Now try to imagine that the security personnel had to manually carry the bags, after which they would be forced to open the bags and search for dangerous content. At the same time, a family is waiting impatiently on the side with their tired and hungry kids. I guess you would have a higher employee turnover rate. But most likely, and worst of all, mistakes would likely happen more often.
Fortunately, that is not the case. However, if you work with redaction the opposite could be said. If you have ever tried to redact and anonymize a document, you probably agree with me, that it wasn´t the most thrilling process. You most likely had to manually search for and black out or pseudonymize the document. If you were so lucky to have a redacting system to assist you in the process, you would still be left with the task of finding names, addresses, property numbers, ship numbers, social security numbers etc.. Automatic? No! Manual? Yes.

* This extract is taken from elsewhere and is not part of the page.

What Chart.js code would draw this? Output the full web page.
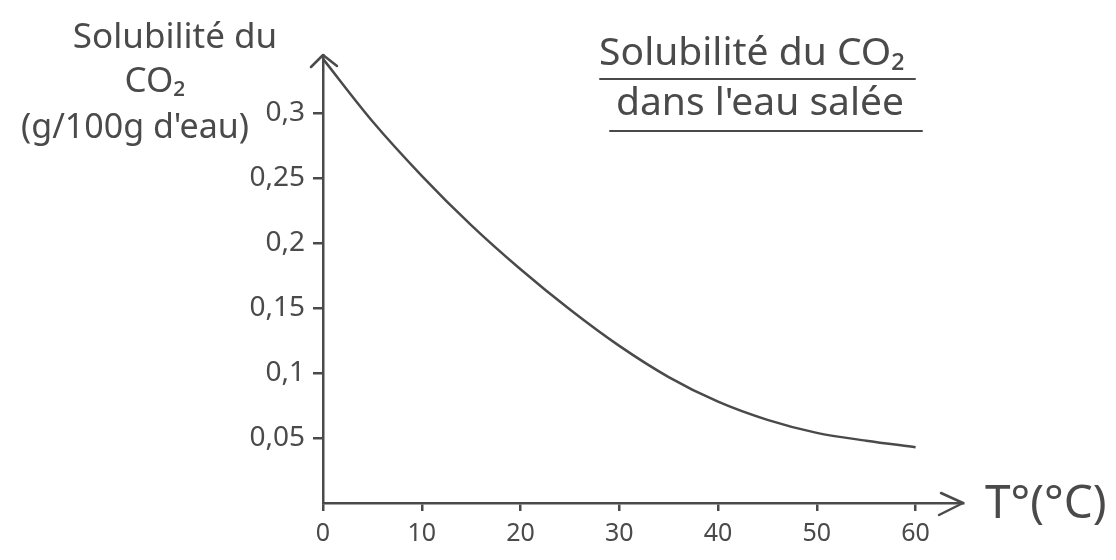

Fine, if you only need to redact and anonymize a few pages. But what if you have to read through hundreds, or even thousands of pages in this manner. Chances are, despite your good intentions, that you miss a name or two. And in the process of finding generic GDPR-information you lose attention to the more difficult parts that requires human judgement, and which no machine can most likely detect. For instance, confidential company information or information whose fact alone can lead any reader to figure out who that person is. It doesn't take long for a person to figure out who “The founder of the company whose mission it is to build an everything store and by the way has a great interest in going to orbit ” is. But for an AI-model? Well it requires a lot of training.
And now comes the surprising piece when I tell you, that that is exactly how people redact or anonymize documents in most organizations today. Using manual processes. Consequence: mistakes happen, time spent redacting is enormous, people quit.
We talked to more than 25 government institutions and a dozen law firms in Denmark. In these organisations, redaction is part of everyday life and a vast amount of time and resources are spent anonymizing and redacting documents. And no one uses a digital redaction tool to assist them. Why? Because it does ́t exist. Yet….
Law firms and government institutions need to redact and anonymize information for various reasons - use cases and methods which we will explore more thoroughly in a later article.
The question we have most often been met with at Cleardox is: There must be a good redaction tool out there? The fact is: There aren't. Well define a “good” redaction tool. In our view a good and modern redaction tool consists of three pillars: A system that automatically finds personal information in your document under review, and present them in a user friendly manner. The systems we have looked at (and belief me: we have searched the corners of the web), don ́t have this feature. Some can find emails, and others can find numbers. But it's never the full range of entities. Security, security, security. The reason why most redaction tasks are still manual, is because people are afraid that you can reengineer the document and the original entities. A redaction tool must ensure that it can never happen. UX & design. Most of the systems we have seen, don ́t have the touch and feel you would expect from a modern “apple like” software system. Many of them have too many unnecessary features and requires too much training to master.
So to answer my question at the very beginning: How do you keep focused and avoid mistakes in jobs that is repetitive? By having the right set of tools that assist you in your daily job. Tools that makes it interesting and enjoyable to go to work. In this case: a redaction tool.
All in all: We believe redaction and anonymization of documents should be easy, fast and interesting. This important task deserves a proper redaction tool. Just like the security personnel at the airport, who has advanced scanning equipment and metal detectors at their disposal, such should be the circumstances of the people responsible for redacting documents. Rather than paying too much attention to names, addresses and the like, they should pay their attention to the difficult redaction scenarios.
Cheers,
The Cleardox team